By Jack Johnson & Noah Herfort, Climate Vanguard
Today is International Youth Day. We’re taking this opportunity to review the progress of the most transformative force for change in the modern environmental movement, the youth climate movement.
The youth movement from 2018-2022
Over the past four years, the youth climate movement has become a driving force of global climate ambition. The movement developed to such a point that by late 2019, it seemed social tipping points precipitating genuine system change were inevitable.
Enter COVID-19. It’s difficult to overstate the pandemic’s dampening effect on the youth climate movement. From one day to the next the potency of mass mobilisation was neutralised, millions of strikers were separated and forced inside, and the media’s focus had shifted (this despite the clear connection between pandemics and the brutalization of the natural world). Now as the youth climate movement emerges from hibernation, and with time to reflect, it’s become clear that certain features of the movement must evolve if we are to win a liveable planet.
Ultimately, media appearances, clicks on social media, and photo ops with politicians mean little if unconnected from action that stops the harm
There is no denying that the youth climate movement has been successful in generating widespread climate awareness and outrage, but that is not enough to secure a just, habitable world. The movement has been largely unsuccessful in disrupting the systemic forces of climate and ecological breakdown. Ultimately, media appearances, clicks on social media, and photo ops with politicians mean little if unconnected from action that stops the harm.
How can the movement evolve to become a force that wins meaningful change?
First, the European portion of the movement – often seen as a stronghold of the movement due to Greta’s pull, and even more so, the racialized eurocentric system that dominates the world – has to lose its insularity. It must build genuine coalitions with frontline communities, workers, and movements of most affected people and areas.
Second, the youth climate movement needs to escalate. In the context of accelerating environmental breakdown and an unperturbed business as usual trajectory, escalation is the only reasonable direction of travel. While tactical escalation should be considered, the escalation we speak of is one of mandate.
If policy was buoyed by the science, we likely would not find ourselves in such a dire emergency
The modern youth climate movement was built on calls of “listen to the science”. This rallying cry is smart because it’s simple.

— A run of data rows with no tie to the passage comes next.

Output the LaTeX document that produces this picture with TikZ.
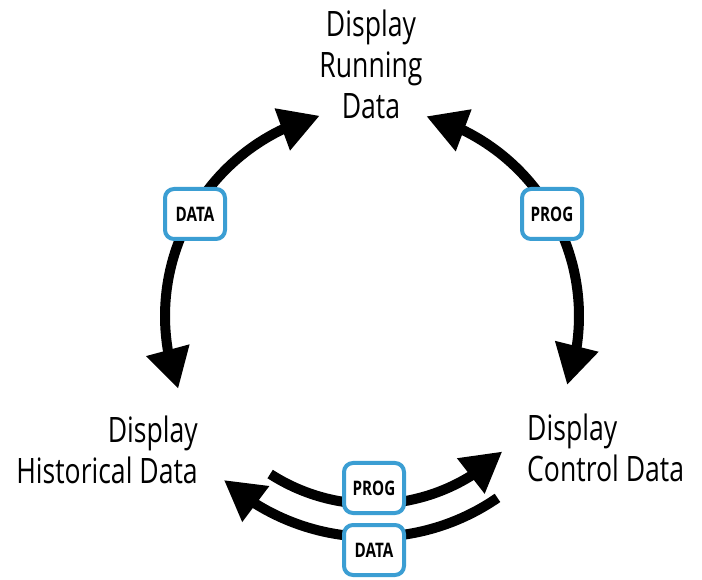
\documentclass[tikz,border=0pt]{standalone}
\usepackage{fontspec}
\setmainfont{Open Sans}[FakeStretch=0.76]
\usetikzlibrary{arrows.meta,bending,calc}

\definecolor{tagblue}{RGB}{59,158,211}

\tikzset{
  flow/.style={line width=10pt},
  bigtip/.tip={Triangle[length=40pt,width=42pt]},
  tag/.style={draw=tagblue, line width=4pt, rounded corners=9pt, fill=white,
    minimum width=60pt, minimum height=50pt, inner sep=0pt,
    font=\bfseries\fontsize{20}{22}\selectfont},
  caption/.style={font=\fontsize{35}{41}\selectfont, inner sep=0pt}
}

\begin{document}
\begin{tikzpicture}[x=1pt,y=1pt]
        \useasboundingbox (0,0) rectangle (702,579);
        \coordinate (ctr) at (372,263);

        % the three screens
        \node[caption, align=center] (run) at (371,515) {Display\\Running\\Data};
        \node[caption, align=right, anchor=east] (hist) at (198,129) {Display\\Historical Data};
        \node[caption, align=left, anchor=west] (ctrl) at (527,131) {Display\\Control Data};

        % free ends of the arrows
        \coordinate (histTip) at ($(ctr)+(200.6:207)$);
        \coordinate (runL) at ($(ctr)+(104.6:207)$);
        \coordinate (runR) at ($(ctr)+(74.8:207)$);
        \coordinate (ctrlTip) at ($(ctr)+(-19.5:207)$);
        \coordinate (upStart) at ($(ctr)+(237.2:188)$);
        \coordinate (loStart) at ($(ctr)+(304.6:221)$);

        \draw[flow, bigtip-bigtip] (histTip) arc[start angle=200.6, end angle=104.6, radius=207pt];
        \draw[flow, bigtip-bigtip] (runR) arc[start angle=74.8, end angle=-19.5, radius=207pt];
        \draw[flow, -bigtip] (upStart) arc[start angle=237.2, end angle=313.9, radius=188pt];
        \draw[flow, -bigtip] (loStart) arc[start angle=304.6, end angle=227.9, radius=221pt];

        % labels on the arrows
        \node[tag] (dataL) at (195,365) {DATA};
        \node[tag] (progR) at (552,365) {PROG};
        \node[tag] (progB) at (374,91) {PROG};
        \node[tag] (dataB) at (374,29) {DATA};
\end{tikzpicture}
\end{document}
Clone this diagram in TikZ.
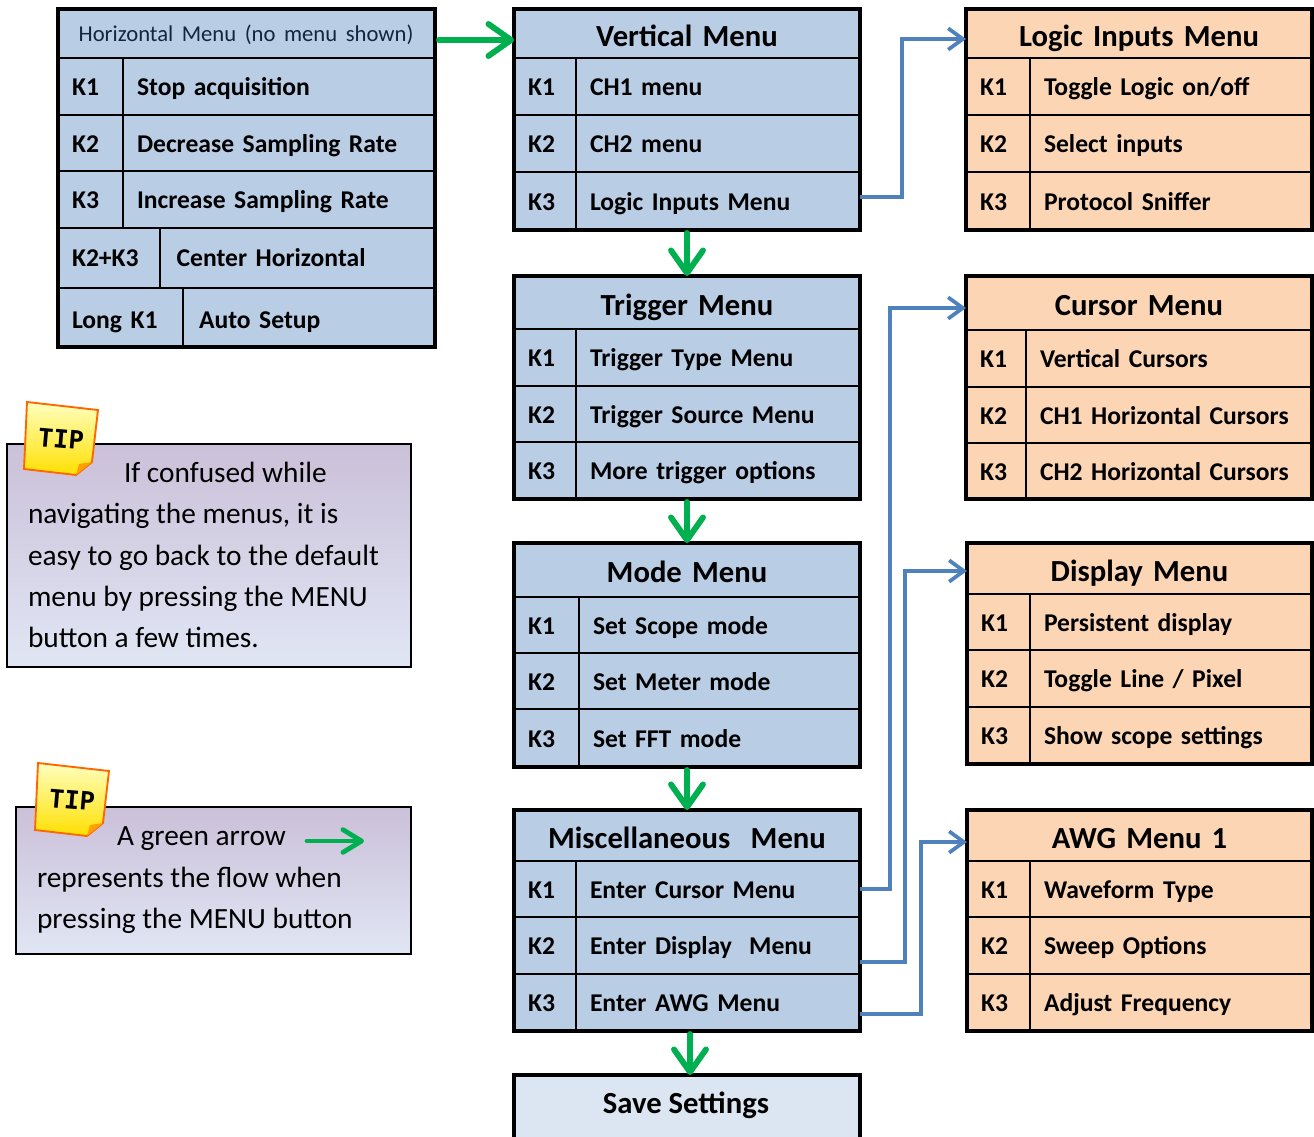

It preserves the innocence that gets the youth so much play in the media, and in many senses this crisis is that straight forward. If policy was buoyed by the science, we likely would not find ourselves in such a dire emergency. However, “listen to the science” lacks a political-economic analysis of the forces driving our death march. It assumes the problem is an information deficit in elite policy circles, but does not engage with systemic drivers of this crisis and the power dynamics that wed politicians to these structural drivers.
Recently, the movement has undergone some process of radicalization (radical referring to roots), as calls for “people not profit” have taken centre stage. This narrative starts to target the imperatives of capitalism (which is “the system” too often left unnamed), but it’s still a long way off of deep engagement with political-economic dynamics.
A radical youth-led think tank in service of movements
It is on the back of these observations, that we have set out to establish Climate Vanguard, a youth-led think tank developing the radical transformations that overcome environmental breakdown and build a just, habitable world. Our vision for Climate Vanguard is a diverse youth collective supporting the youth climate moment with tailored research and bespoke communications assistance. In doing so, we will substantiate the movement’s demands and support a process of radicalization that enables the movement to target the root drivers of this crisis.
The youth climate movement remains an incredibly powerful force for change
Climate Vanguard will launch later this summer with an inaugural report on the pathways to dismantle the fossil fuel industry, and using this research to support End Fossil – an international youth-led campaign demanding an end to the fossil political economy. Our launch will also be accompanied by a pilot project in collaboration with the Green Economy Coalition. The project will map a globally representative sample of the youth climate movement to establish their current orientation towards green economic reform and determine avenues for supporting greater engagement. The project will also identify groups that could become early members of a global youth network supporting radical political-economic transformation.
The youth climate movement remains an incredibly powerful force for change. But, just like any living organism, the movement must evolve. By broadening its engagement with the wider environmental justice movement and dialing in on the root drivers of this crisis, the youth climate movement can be an invaluable force that enables us to collectively realise a world of planetary flourishing and human wellbeing.